I remember asking my parents as a child how the government (I wasn’t quite sold on God) managed to maintain an even number in the World’s population. Were babies only born in twos and fours? Was there a beautiful, softly spoken woman — perhaps Ms. Honey from Matilda — who sat with a pink clipboard in a small office and kept tally?

One girl baby, one boy baby — check! Soulmates.
One girl baby, one boy baby — check! Soulmates.

I recall it being a pressing concern at the time, largely because 8 year-old me was growing anxious that Auntie Michelle still hadn’t found herself a boyfriend.

My mother’s little sister Michelle had always been my favorite auntie — a kind and gentle woman with porcelain skin, a wicked laugh, and neatly-cropped hair. She was (in my eyes, at least) the epitome of intelligence, youth, and unassuming beauty. I remember sitting at the foot of our crowded family dinner table one Christmas lunch, and catching her in a quiet moment of sadness.

She was the only adult there without a partner.

It bothered me deeply, even then. You see, I could’ve easily listed two dozen adults more deserving of loneliness than she was. How could she possibly have been single? It just didn’t make sense; it didn’t compute.

And so, in a desperate bid for answers, I quite innocently turned to the facts — or, rather, to the numbers.

I figured that so long as our human population remained at an even number, there’d be no numeric explanation for anybody ever having to live — or worse still, die — alone. There’d be a designated soulmate for everyone; it might just take some longer to find theirs than others. I was certain that I’d solved the problem, and discovered the fundamental equation to global love.

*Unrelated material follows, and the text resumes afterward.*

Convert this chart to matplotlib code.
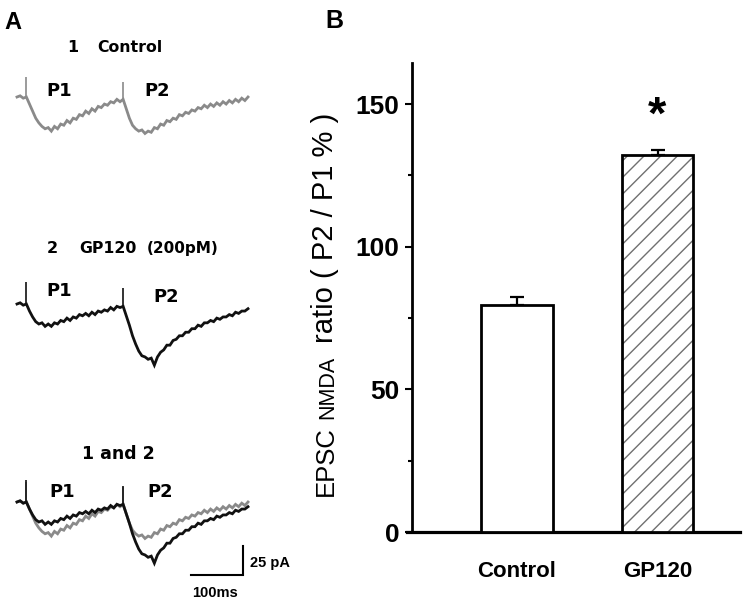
import matplotlib
matplotlib.use('Agg')
import matplotlib.pyplot as plt
import numpy as np

plt.rcParams['font.family'] = ['Liberation Sans', 'DejaVu Sans']
plt.rcParams['hatch.linewidth'] = 1.0

W, H, DPI = 750, 604, 100

# ---------------- data: panel A (sampled current traces, pA) ----------------
sample_ms = 6
stim_idx = [3, 34]
ctrl_pA = [0, 1, -1, 0, -6, -12, -18, -22, -25, -27,
           -26, -29, -25, -27, -23, -24, -20, -22, -18, -19,
           -15, -16, -12, -14, -10, -12, -8, -9, -6, -7,
           -4, -5, -2, -4, -2, -10, -18, -24, -27, -29,
           -28, -31, -29, -30, -26, -27, -23, -24, -20, -21,
           -18, -19, -15, -16, -13, -14, -11, -12, -9, -10,
           -7, -9, -6, -8, -5, -7, -4, -6, -3, -5,
           -2, -4, -1, -3, 0]
gp120_pA = [0, 1, -1, 0, -6, -11, -15, -17, -16, -19,
            -17, -19, -16, -17, -14, -15, -12, -14, -11, -12,
            -9, -10, -8, -10, -7, -9, -6, -7, -5, -6,
            -3, -5, -2, -3, -2, -10, -18, -27, -34, -40,
            -44, -45, -47, -46, -52, -45, -41, -39, -35, -35,
            -31, -30, -27, -27, -24, -24, -21, -21, -18, -19,
            -16, -16, -14, -15, -12, -13, -11, -11, -9, -10,
            -7, -8, -6, -6, -4]
ctrl_artifact_pA = [17, 13]
gp120_artifact_pA = [19, 14]
scale_ms = 100
scale_pA = 25

# ---------------- data: panel B ----------------
groups = ['Control', 'GP120']
ratio_mean = [79.5, 132.3]
ratio_sem = [3.0, 1.7]
yticks_major = [0, 50, 100, 150]
yticks_minor = [25, 75, 125]

GRAY = '#8a8a8a'
BLACK = '#111111'


def fx(px):
    return px / W


def fy(py):
    return 1 - py / H


fig = plt.figure(figsize=(W / DPI, H / DPI), dpi=DPI)

# ---------------- panel A ----------------
ms_per_px = 1.922
pA_per_px = 0.85
t_max = 444
y_lo, y_hi = -70, 25
ax_w_px = t_max / ms_per_px
ax_h_px = (y_hi - y_lo) / pA_per_px


def trace_axes(baseline_py):
    top = baseline_py - y_hi / pA_per_px
    ax = fig.add_axes([fx(17), fy(top + ax_h_px), ax_w_px / W, ax_h_px / H])
    ax.set_xlim(0, t_max)
    ax.set_ylim(y_lo, y_hi)
    ax.axis('off')
    return ax


def draw_trace(ax, vals, arts, color):
    t = np.arange(len(vals)) * sample_ms
    ax.plot(t, vals, color=color, lw=2.0, solid_joinstyle='miter', clip_on=False)
    ts = [t[i] for i in stim_idx]
    base = [vals[i] for i in stim_idx]
    ax.vlines(ts, base, arts, color=color, lw=1.2, clip_on=False)


ax1 = trace_axes(97)
draw_trace(ax1, ctrl_pA, ctrl_artifact_pA, GRAY)
ax2 = trace_axes(304)
draw_trace(ax2, gp120_pA, gp120_artifact_pA, BLACK)
ax3 = trace_axes(502)
draw_trace(ax3, ctrl_pA, ctrl_artifact_pA, GRAY)
draw_trace(ax3, gp120_pA, gp120_artifact_pA, BLACK)

# scale bar
corner_t, corner_pA = 434, -62
ax3.plot([corner_t - scale_ms, corner_t, corner_t],
         [corner_pA, corner_pA, corner_pA + scale_pA],
         color='black', lw=1.5, clip_on=False, solid_joinstyle='miter')

bold_a = dict(family=['DejaVu Sans'], weight='bold', va='baseline', ha='left')
fig.text(fx(4), fy(29), 'A', fontsize=17, weight='heavy', va='baseline', ha='left')
fig.text(fx(67), fy(52), '1', fontsize=11.5, **bold_a)
fig.text(fx(97), fy(52), 'Control', fontsize=11.3, **bold_a)
fig.text(fx(46), fy(96), 'P1', fontsize=13, **bold_a)
fig.text(fx(144), fy(96), 'P2', fontsize=13, **bold_a)

fig.text(fx(47), fy(253), '2', fontsize=11.5, **bold_a)
fig.text(fx(79), fy(253), 'GP120', fontsize=11.3, **bold_a)
fig.text(fx(147), fy(253), '(200pM)', fontsize=11, **bold_a)
fig.text(fx(46), fy(296), 'P1', fontsize=13, **bold_a)
fig.text(fx(153), fy(302), 'P2', fontsize=13, **bold_a)

fig.text(fx(82), fy(459), '1 and 2', fontsize=12.5, **bold_a)
fig.text(fx(49), fy(497), 'P1', fontsize=13, **bold_a)
fig.text(fx(147), fy(497), 'P2', fontsize=13, **bold_a)

fig.text(fx(250), fy(567), '25 pA', fontsize=10.5, weight='bold', va='baseline', ha='left')
fig.text(fx(192), fy(597), '100ms', fontsize=10.5, weight='bold', va='baseline', ha='left')

# ---------------- panel B ----------------
fig.text(fx(325), fy(28), 'B', fontsize=18, weight='heavy', va='baseline', ha='left')

spacing = 140.5
c0 = 517
axb = fig.add_axes([fx(407), fy(532), 333 / W, (532 - 63) / H])
axb.set_xlim(-(c0 - 407) / spacing, (740 - c0) / spacing)
axb.set_ylim(0, 164.4)
for s in ['top', 'right']:
    axb.spines[s].set_visible(False)
axb.spines['left'].set_position(('data', (412 - c0) / spacing))
axb.spines['left'].set_linewidth(2.0)
axb.spines['bottom'].set_linewidth(2.3)

x = np.arange(len(groups))
bw = 0.51
axb.errorbar(x, ratio_mean, yerr=[[0] * len(x), ratio_sem], fmt='none',
             ecolor='black', elinewidth=1.6, capsize=5, capthick=1.6, zorder=2)
axb.bar(x[0], ratio_mean[0], width=bw, color='white', edgecolor='black', lw=2.0, zorder=3)
axb.bar(x[1], ratio_mean[1], width=bw, color='white', edgecolor='#707070', lw=0,
        hatch='//', zorder=3)
axb.bar(x[1], ratio_mean[1], width=bw, fill=False, edgecolor='black', lw=2.0, zorder=4)

star_y = 141.5
axb.text(x[1], star_y, '*', ha='center', va='baseline', fontsize=34, weight='bold')

axb.set_yticks(yticks_major)
axb.set_yticks(yticks_minor, minor=True)
axb.set_yticklabels([str(v) for v in yticks_major], fontsize=19, weight='bold')
axb.tick_params(axis='y', which='major', direction='out', length=5, width=1.5, pad=4)
axb.tick_params(axis='y', which='minor', direction='out', length=3, width=1.5)
axb.set_xticks(x)
axb.set_xticklabels(groups, fontsize=16, weight='bold')
axb.tick_params(axis='x', length=0, pad=21)

# y label in pieces (EPSC + small NMDA + rest)
lab = dict(rotation=90, rotation_mode='anchor', ha='center', va='baseline')
fig.text(fx(333), fy(461), 'EPSC', fontsize=18.5, **lab)
fig.text(fx(333), fy(387), 'NMDA', fontsize=15.5, **lab)
fig.text(fx(333), fy(228), 'ratio ( P2 / P1 % )', fontsize=21, **lab)

fig.savefig('out.png', dpi=DPI)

Let’s say, for example, the human population was momentarily sitting at an even 7,250,071,196 people.

That, as I understood it, simply equalled 3,625,035,598 pairs of lovers, just waiting to meet!

A young me found solace in the idea that all humans, my auntie included, were sprawled like broken puzzle pieces across the globe; just waiting to connect with their special, custom-made other halves. It was only ever a matter of time.

But that’s when she broke it to me, right there and then.

My mother — who admittedly has never been one to roll shit in glitter — looked me right in the eye and said: “Sam, it doesn’t always work like that. Some people don’t meet their soulmate. Some people aren’t lucky enough to find love.”

Some people aren’t lucky enough to find love?
I was quick to clarify.

“But Auntie Chelle will, right?”

“She might. But then again, she might not.”

Keeping to her unique style of parenting, my mom had somehow managed to debunk my belief in Love before Santa Claus or the Easter Bunny — and I found her truth on the matter equally as hard to digest.

In fact, I sometimes consider it today.

I think perhaps we tend to view our ideas of love as an inherent truth, much like we do our ideas of God or Heaven. I was taught at a young age that when we die, we simply cease to exist. No winged angels, no golden gates, no eternal life — nothing.

Similarly, with love, I was lead to understand that relationships aren’t the be-all and end-all; that they’re challenging, uncertain, and inherently fragile.

Naturally, we’re all raised to see things a little differently: some of us are determinedly cynical while others remain hopelessly optimistic. Whichever side we happen to fall, however, there’s no escaping the one truth.

While nobody likes to say it out loud, most of us understand, somewhere deep down, that neither notions are grounded in any kind of certainty. Yet on the subject of love, we seem to collectively abandon our common sense and soldier on, perpetuating the belief that it is.

“Of course you’ll meet someone!” “They’ll come along when you least expect it, trust me!” “Anybody would be lucky to have you!” “You just haven’t met anyone good enough yet!” “They could be waiting, just around the corner!” “Are you on Tinder? My second cousin met her husband on Tinder — apparently it actually works!”

While Auntie Michelle did eventually fall in love, get married, and have children, it remains true that not everyone will. And though it’s a troubling, more pessimistic idea, perhaps it’s one we need to accept, understand, and teach — one that we should all embrace more often.

After all, once we shed the expected certainty of love, aren’t we all a little more free to enjoy life, whether or not soul mates actually exist?